No Sacrifice for Playing It Safe
One of the remarkable story lines of the current market cycle is the way more risk-averse investors have had to give up so little in exchange for a gentler ride. This is another way of saying that bonds have done so well, as central banks anchor interest rates at or below zero.
This bolstering of bond values has flattered what many considered the "standard" balanced portfolio of 60 percent stocks and 40 percent bonds.
Vanguard Balanced Index Fund is a tidy proxy for this simple approach. It's returned 10.3 percent annualized the past five years - far better than history would lead an investor to expect. From 1925 through 2000, this strategy netted 9.3 percent a year, according to Peter L. Bernstein's "The 60-40 Solution."
And recent gains have come with unusually modest pain. The Sharpe Ratio tries to quantify how much return is achieved per unit of volatility, or risk. In the latest five years, Vanguard Balanced's Sharpe Ratio was 1.22 – a stellar result that exceeds what many risk-aware hedge funds seek.
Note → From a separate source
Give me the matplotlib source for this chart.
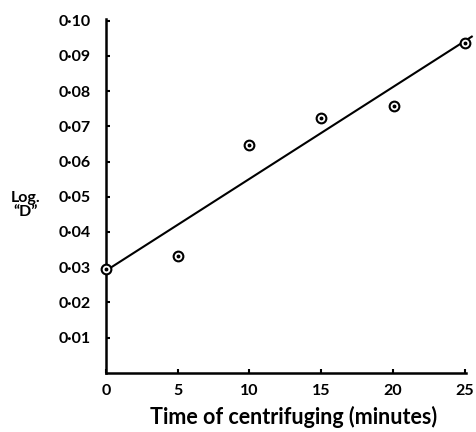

AQR Capital says from 1947 to 2015, the 60-40 Sharpe Ratio was 0.52. So this stock-bond mix has furnished investors with twice as much return per unit of risk since 2011 as in the prior seven decades.
Does this seem like a trend that investors should extrapolate indefinitely? Whether by interest rates rising, stocks pulling back or volatility picking up, it would seem this investment blend is due for some give-back in coming years.